En el verano de 2018, media vida después, recibí una llamada del director de Teatro Principal de Alicante. Me propuso contar cuentos (en concreto mitos griegos) como parte de la programación del Festival de Teatro Clásico de Alicante. Gran noticia y no menos alegría. Sin embargo, el lugar elegido para la narración no sería el escenario del teatro, sino unas cuevas dentro del Museo de Aguas de la ciudad.
Osada de mí, quise aprovechar que la puerta estaba abierta para poner sobre la mesa una propuesta de narración permanente en el teatro. Imaginé un formato pequeño, íntimo, con el público sentado en el escenario y una función al mes. La respuesta fue inmediata: no. Según las palabras del director «El teatro solo era para teatro, y de calidad». No hubo posibilidad de insistir o de abordar el proyecto desde otro ángulo.

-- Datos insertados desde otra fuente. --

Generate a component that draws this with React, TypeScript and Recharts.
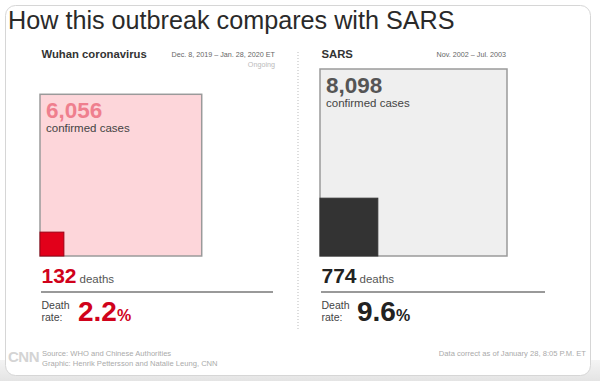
import { ScatterChart, Scatter, XAxis, YAxis, ZAxis } from 'recharts';

const outbreaks = ['Wuhan coronavirus', 'SARS'];
const periods = ['Dec. 8, 2019 – Jan. 28, 2020 ET', 'Nov. 2002 – Jul. 2003'];
const statuses = ['Ongoing', ''];
const confirmedCases = [6056, 8098];
const deathCounts = [132, 774];
const deathRates = ['2.2', '9.6'];

const MAX_CASES = Math.max(...confirmedCases);
const SIDE = 187;
const BOTTOM = 256;
const FONT = '"Liberation Sans", Arial, Helvetica, sans-serif';
// scatter size is a circle area, so this range makes the marker width sqrt-proportional
const Z_RANGE = [0, (Math.PI / 4) * SIDE * SIDE];

// look of each panel
const panels = [
  { left: 40, dateRight: 275, lineEnd: 273, rateX: 78, caseFill: '#fdd6da', caseText: '#ef7f8e', deathFill: '#e2001a', deathStroke: '#9c0014', accent: '#d0021b' },
  { left: 320, dateRight: 506, lineEnd: 545, rateX: 357, caseFill: '#efefef', caseText: '#555', deathFill: '#333', deathStroke: '#333', accent: '#222' },
];

// square anchored at the point's bottom-left corner
const squareShape = (fill: string, stroke: string, strokeWidth: number, label?: number) => (props: any) => {
  const { cx, cy, width } = props;
  if (cx == null || cy == null || !width) return <g />;
  return (
    <g>
      <rect x={cx} y={cy - width} width={width} height={width} fill={fill} stroke={stroke} strokeWidth={strokeWidth} />
      {label != null && (
        <g fontFamily={FONT}>
          <text x={cx + 6} y={cy - width + 24} fontSize={22.5} fontWeight="bold" fill={panels[label].caseText}>
            {confirmedCases[label].toLocaleString('en-US')}
          </text>
          <text x={cx + 6} y={cy - width + 38} fontSize={11.5} fill="#444">confirmed cases</text>
        </g>
      )}
    </g>
  );
};

const SquarePanel = ({ i }: { i: number }) => {
  const p = panels[i];
  const casesData = [{ x: 0, y: 0, z: confirmedCases[i] }];
  const deathsData = [{ x: 0, y: 0, z: deathCounts[i] }];
  return (
    <div style={{ position: 'absolute', left: p.left - 2, top: BOTTOM - SIDE - 2 }}>
      <ScatterChart width={SIDE + 4} height={SIDE + 4} margin={{ top: 2, right: 2, bottom: 2, left: 2 }}>
        <XAxis type="number" dataKey="x" domain={[0, 1]} hide />
        <YAxis type="number" dataKey="y" domain={[0, 1]} hide />
        <ZAxis type="number" dataKey="z" domain={[0, MAX_CASES]} range={Z_RANGE} />
        <Scatter
          name="confirmed cases"
          data={casesData}
          isAnimationActive={false}
          shape={squareShape(p.caseFill, '#9a9a9a', 1.5, i)}
        />
        <Scatter
          name="deaths"
          data={deathsData}
          isAnimationActive={false}
          shape={squareShape(p.deathFill, p.deathStroke, 1)}
        />
      </ScatterChart>
    </div>
  );
};

const App = () => {
  return (
    <div style={{ position: 'absolute', left: 0, top: 0, width: 600, height: 381, overflow: 'hidden', background: '#fff', fontFamily: FONT }}>
      <svg width={600} height={381} style={{ position: 'absolute', left: 0, top: 0 }}>
        <defs>
          <linearGradient id="floor" x1="0" y1="0" x2="0" y2="1">
            <stop offset="0" stopColor="#f4f4f4" />
            <stop offset="1" stopColor="#e4e4e4" />
          </linearGradient>
        </defs>
        <rect x={0} y={360} width={600} height={21} fill="url(#floor)" />
        <rect x={5.5} y={5.5} width={585} height={370} rx={10} fill="#fff" stroke="#d6d6d6" />
        <line x1={298} y1={52} x2={298} y2={330} stroke="#bbb" strokeDasharray="1 2" />
        {panels.map((p, i) => (
          <line key={i} x1={p.left + 1} y1={292} x2={p.lineEnd} y2={292} stroke="#999" strokeWidth={2} />
        ))}
      </svg>

      <SquarePanel i={0} />
      <SquarePanel i={1} />

      <svg width={600} height={381} style={{ position: 'absolute', left: 0, top: 0, pointerEvents: 'none' }} fontFamily={FONT}>
        <text x={8} y={29} fontSize={25.2} fill="#2a2a2a">How this outbreak compares with SARS</text>

        {panels.map((p, i) => (
          <g key={i}>
            <text x={p.left + 1.5} y={58} fontSize={11.3} fontWeight="bold" fill="#333">{outbreaks[i]}</text>
            <text x={p.dateRight} y={57} fontSize={7.2} fill="#666" textAnchor="end">{periods[i]}</text>
            {statuses[i] && (
              <text x={p.dateRight} y={67} fontSize={7.2} fill="#bbb" textAnchor="end">{statuses[i]}</text>
            )}
            <text x={p.left + 1.5} y={283} fill={p.accent}>
              <tspan fontSize={21} fontWeight="bold">{deathCounts[i]}</tspan>
              <tspan fontSize={11.5} fill="#555" dx={3}>deaths</tspan>
            </text>
            <text x={p.left + 1.5} y={309} fontSize={10.5} fill="#444">Death</text>
            <text x={p.left + 1.5} y={321} fontSize={10.5} fill="#444">rate:</text>
            <text x={p.rateX} y={321} fill={p.accent} fontWeight="bold">
              <tspan fontSize={28}>{deathRates[i]}</tspan>
              <tspan fontSize={16}>%</tspan>
            </text>
          </g>
        ))}

        <text x={8} y={362} fontSize={15} fontWeight="bold" fill="#d4d4d4" letterSpacing={-0.5}>CNN</text>
        <text x={42} y={356} fontSize={7.6} fill="#aaa">Source: WHO and Chinese Authorities</text>
        <text x={42} y={366} fontSize={7.6} fill="#aaa">Graphic: Henrik Pettersson and Natalie Leung, CNN</text>
        <text x={586} y={356} fontSize={7.6} fill="#aaa" textAnchor="end">Data correct as of January 28, 8:05 P.M. ET</text>
      </svg>
    </div>
  );
};

export default App;
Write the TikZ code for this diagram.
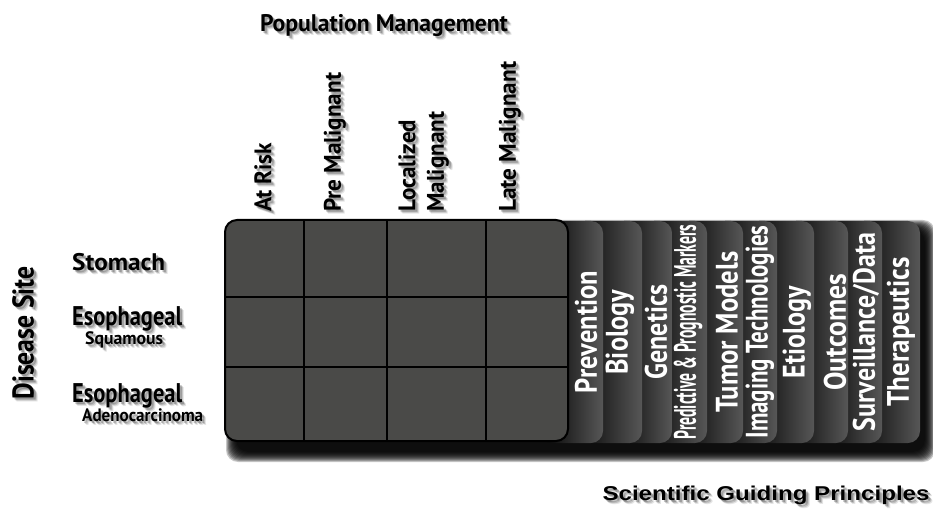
\documentclass[tikz,border=0pt]{standalone}
\usepackage{fontspec}
\setmainfont{PT Sans}
\newfontfamily\headfont{Liberation Sans}
\usetikzlibrary{calc}
\definecolor{cellfill}{HTML}{4A4A48}
\definecolor{cardlight}{HTML}{575757}
% set a text to a fixed length (in pt), keeping its height
\newcommand\fitw[2]{\resizebox{#1pt}{\height}{#2}}
% a label with a soft grey drop shadow: name, style, position, content
\newcommand\shadowlabel[4]{%
  \foreach \s/\o in {1/0.22,2/0.16,3/0.10}{%
    \node[#2, text=black, text opacity=\o, name=#1-shadow\s] at ($(#3)+(1+\s,1+\s)$) {#4};}%
  \node[#2] (#1) at (#3) {#4};}
\newcommand\fs[1]{\bfseries\fontsize{#1}{#1}\selectfont}
\begin{document}
\begin{tikzpicture}[x=1pt,y=-1pt,
  lbl/.style={inner sep=0pt, font=\fs{24}},
  sublbl/.style={inner sep=0pt, anchor=west, font=\fs{18}},
  rowlbl/.style={lbl, anchor=west, font=\fs{27}},
  vlbl/.style={lbl, rotate=90, anchor=west},
  cardlbl/.style={inner sep=0pt, rotate=90, text=white, font=\fs{31}},
  cardstyle/.style={left color=black, right color=cardlight, rounded corners=12pt},
  gridline/.style={line width=2pt, draw=black},
]
\useasboundingbox (0,0) rectangle (933,518);
\fill[white] (0,0) rectangle (933,518);

% soft shadow under the grid and the card stack
\foreach \k in {0,...,10}
  \fill[black, opacity=0.22, rounded corners=12pt] (236-\k,230-\k) rectangle (925+\k,452+\k);

% principle cards, from the back to the front
\foreach \l/\r/\tx/\len/\nm/\txt in {
  852/920/901/149/therapeutics/Therapeutics,
  818/882/866/198/surveillance/{Surveillance/Data},
  784/848/835/117/outcomes/Outcomes,
  747/814/797/92/etiology/Etiology,
  713/777/760/213/imaging/{Imaging Technologies},
  677/743/727/161/tumor/{Tumor Models},
  642/707/688/215/markers/{Predictive \& Prognostic Markers},
  612/672/656/95/genetics/Genetics,
  573/642/620/85/biology/Biology,
  540/603/586/122/prevention/Prevention}
{
  \shade[cardstyle] (\l,221) rectangle (\r,443);
  \node[cardlbl] (\nm) at (\tx,332) {\fitw{\len}{\txt}};
}

% population / disease-site grid
\draw[gridline, fill=cellfill, rounded corners=12pt] (225,220) rectangle (568,441);
\foreach \x in {304,387,486} \draw[gridline] (\x,220) -- (\x,441);
\foreach \y in {297,367} \draw[gridline] (225,\y) -- (568,\y);

% headings and labels
\shadowlabel{popmgmt}{lbl}{384,26}{\fitw{248}{Population Management}}
\shadowlabel{atrisk}{vlbl}{263,212}{\fitw{69}{At Risk}}
\shadowlabel{premalig}{vlbl}{335,212}{\fitw{139}{Pre Malignant}}
\shadowlabel{localized}{vlbl}{407,212}{\fitw{92}{Localized}}
\shadowlabel{localmalig}{vlbl}{438,212}{\fitw{100}{Malignant}}
\shadowlabel{latemalig}{vlbl}{510,212}{\fitw{150}{Late Malignant}}

\shadowlabel{diseasesite}{lbl, rotate=90, font=\fs{30}}{23,333}{\fitw{133}{Disease Site}}
\shadowlabel{stomach}{rowlbl, font=\fs{24}}{72,262}{\fitw{93}{Stomach}}
\shadowlabel{esoph1}{rowlbl}{72,319}{\fitw{110}{Esophageal}}
\shadowlabel{squamous}{sublbl}{85,340}{\fitw{78}{Squamous}}
\shadowlabel{esoph2}{rowlbl}{72,396}{\fitw{110}{Esophageal}}
\shadowlabel{adeno}{sublbl}{82,415}{\fitw{121}{Adenocarcinoma}}

\shadowlabel{sgp}{inner sep=0pt, font=\headfont\fs{20}}{766,495}{\fitw{327}{Scientific Guiding Principles}}
\end{tikzpicture}
\end{document}
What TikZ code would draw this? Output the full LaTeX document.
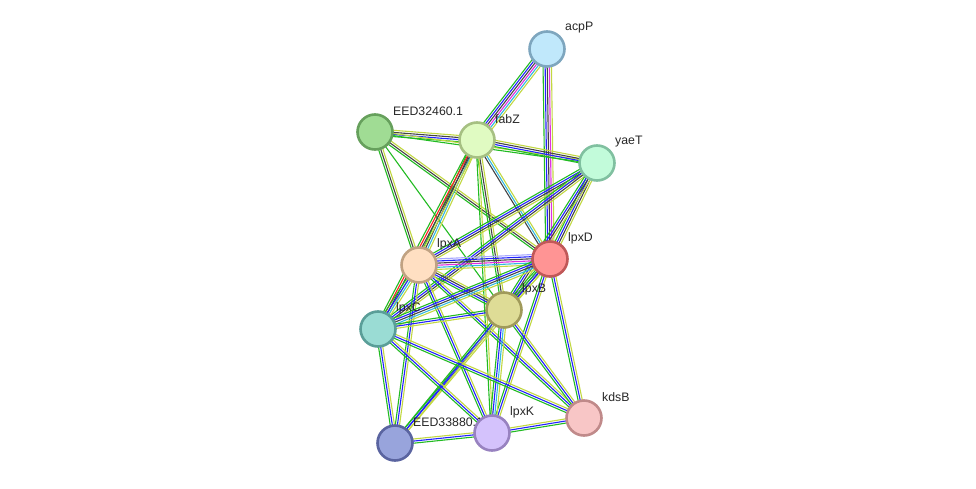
\documentclass[tikz,border=0pt]{standalone}
\usepackage{fontspec}
\setmainfont{Liberation Sans}
\usetikzlibrary{calc}
\pgfdeclarelayer{edges}
\pgfdeclarelayer{labels}
\pgfsetlayers{edges,labels,main}
\definecolor{sG}{HTML}{22BB22}
\definecolor{sY}{HTML}{C2D842}
\definecolor{sK}{HTML}{444444}
\definecolor{sB}{HTML}{2222FF}
\definecolor{sC}{HTML}{33B8E0}
\definecolor{sM}{HTML}{E030E0}
\definecolor{sR}{HTML}{FF2020}
\definecolor{sL}{HTML}{A8A8FF}
\definecolor{facpP}{HTML}{C0E8FB}\definecolor{dacpP}{HTML}{7EA6BE}
\definecolor{fE60}{HTML}{A0DC94}\definecolor{dE60}{HTML}{66A05C}
\definecolor{ffabZ}{HTML}{E0FBC2}\definecolor{dfabZ}{HTML}{A6C082}
\definecolor{fyaeT}{HTML}{C2FBDA}\definecolor{dyaeT}{HTML}{80C0A0}
\definecolor{flpxA}{HTML}{FFDFC2}\definecolor{dlpxA}{HTML}{C0A282}
\definecolor{flpxD}{HTML}{FF9494}\definecolor{dlpxD}{HTML}{C05858}
\definecolor{flpxB}{HTML}{DEDC96}\definecolor{dlpxB}{HTML}{A09A5A}
\definecolor{flpxC}{HTML}{9ADCD4}\definecolor{dlpxC}{HTML}{5A9E98}
\definecolor{fE80}{HTML}{98A4DC}\definecolor{dE80}{HTML}{5A64A0}
\definecolor{flpxK}{HTML}{D4C2FC}\definecolor{dlpxK}{HTML}{9882C0}
\definecolor{fkdsB}{HTML}{F8C6C6}\definecolor{dkdsB}{HTML}{C08A8A}
\tikzset{
  prot/.style={circle, minimum size=35pt, inner sep=0pt, line width=2.6pt, fill=f#1, draw=d#1},
  edgeline/.style={line width=1.1pt},
  lbl/.style={anchor=west, inner sep=0pt, font=\fontsize{12.3}{14}\selectfont, text=black!85}
}
\newcount\edgecnt
\newcommand\sedge[3]{%
  \global\edgecnt=0
  \foreach \c in {#3}{\global\advance\edgecnt by 1}%
  \foreach \c [count=\i] in {#3}{%
    \pgfmathsetmacro\off{(\i-(\the\edgecnt+1)/2)*2.1}%
    \draw[edgeline, \c] ($(#1.center)!\off pt!90:(#2.center)$) -- ($(#2.center)!\off pt!-90:(#1.center)$);
  }%
}
\begin{document}
\begin{tikzpicture}[x=1pt,y=-1pt]
\useasboundingbox (0,0) rectangle (976,489);
% proteins
\node[prot=acpP] (acpP) at (547,49) {};
\node[prot=E60] (E60) at (375,132) {};
\node[prot=fabZ] (fabZ) at (477,140) {};
\node[prot=yaeT] (yaeT) at (597,163) {};
\node[prot=lpxA] (lpxA) at (419,265) {};
\node[prot=lpxD] (lpxD) at (550,259) {};
\node[prot=lpxB] (lpxB) at (504,310) {};
\node[prot=lpxC] (lpxC) at (378,329) {};
\node[prot=E80] (E80) at (395,443) {};
\node[prot=lpxK] (lpxK) at (492,433) {};
\node[prot=kdsB] (kdsB) at (584,418) {};
% labels
\begin{pgfonlayer}{labels}
\node[lbl] (tacpP) at ($(acpP.center)+(18,-21)$) {acpP};
\node[lbl] (tE60) at ($(E60.center)+(18,-21)$) {EED32460.1};
\node[lbl] (tfabZ) at ($(fabZ.center)+(18,-21)$) {fabZ};
\node[lbl] (tyaeT) at ($(yaeT.center)+(18,-21)$) {yaeT};
\node[lbl] (tlpxA) at ($(lpxA.center)+(18,-21)$) {lpxA};
\node[lbl] (tlpxD) at ($(lpxD.center)+(18,-21)$) {lpxD};
\node[lbl] (tlpxB) at ($(lpxB.center)+(18,-21)$) {lpxB};
\node[lbl] (tlpxC) at ($(lpxC.center)+(18,-21)$) {lpxC};
\node[lbl] (tE80) at ($(E80.center)+(18,-21)$) {EED33880.1};
\node[lbl] (tlpxK) at ($(lpxK.center)+(18,-21)$) {lpxK};
\node[lbl] (tkdsB) at ($(kdsB.center)+(18,-21)$) {kdsB};
\end{pgfonlayer}
% interactions
\begin{pgfonlayer}{edges}
\sedge{acpP}{fabZ}{sG,sB,sK,sM,sC,sY}
\sedge{acpP}{lpxD}{sG,sB,sK,sM,sY}
\sedge{E60}{fabZ}{sG,sB,sK,sY}
\sedge{E60}{yaeT}{sG,sY}
\sedge{E60}{lpxA}{sG,sK,sY}
\sedge{E60}{lpxB}{sG}
\sedge{E60}{lpxD}{sG,sK,sY}
\sedge{fabZ}{yaeT}{sG,sB,sK,sY}
\sedge{fabZ}{lpxA}{sG,sK,sC,sY}
\sedge{fabZ}{lpxC}{sG,sR,sK,sY}
\sedge{fabZ}{lpxD}{sK,sC,sY}
\sedge{fabZ}{lpxB}{sG,sK,sY}
\sedge{fabZ}{lpxK}{sG,sY}
\sedge{yaeT}{lpxA}{sG,sB,sK,sY}
\sedge{yaeT}{lpxC}{sG,sB,sK,sY}
\sedge{yaeT}{lpxD}{sG,sB,sK,sY}
\sedge{yaeT}{lpxB}{sG,sB,sK,sY}
\sedge{lpxA}{lpxD}{sY,sC,sM,sK,sB,sL}
\sedge{lpxA}{lpxB}{sG,sB,sK,sY}
\sedge{lpxA}{lpxC}{sG,sB,sC,sY}
\sedge{lpxA}{lpxK}{sG,sB,sY}
\sedge{lpxA}{kdsB}{sG,sB,sY}
\sedge{lpxA}{E80}{sG,sB,sY}
\sedge{lpxD}{lpxB}{sG,sB,sK,sY}
\sedge{lpxD}{lpxC}{sG,sB,sK,sC,sY}
\sedge{lpxD}{lpxK}{sG,sB,sY}
\sedge{lpxD}{kdsB}{sG,sB,sY}
\sedge{lpxD}{E80}{sG,sB,sY}
\sedge{lpxB}{lpxC}{sG,sB,sY}
\sedge{lpxB}{lpxK}{sG,sB,sC,sY}
\sedge{lpxB}{E80}{sG,sB,sY}
\sedge{lpxB}{kdsB}{sG,sB,sY}
\sedge{lpxC}{E80}{sG,sB,sY}
\sedge{lpxC}{lpxK}{sG,sB,sY}
\sedge{lpxC}{kdsB}{sG,sB,sY}
\sedge{E80}{lpxK}{sG,sB,sY}
\sedge{lpxK}{kdsB}{sG,sB,sY}
\end{pgfonlayer}
\end{tikzpicture}
\end{document}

No obstante, desde esa primera edición, y a excepción del año de la pandemia, la narración está presente en el Festival con dos funciones para público adulto, dos para público familiar y tres para alumnado de Bachiller. Y, hasta el momento, se ha programado a siete narradores diferentes.

Mi padre siempre me ha dicho que quien la sigue la consigue. Con el paso del tiempo he aprendido que esto, unas veces sucede y otras no. Pero, por si las moscas, de vez en cuando sigo y sigo.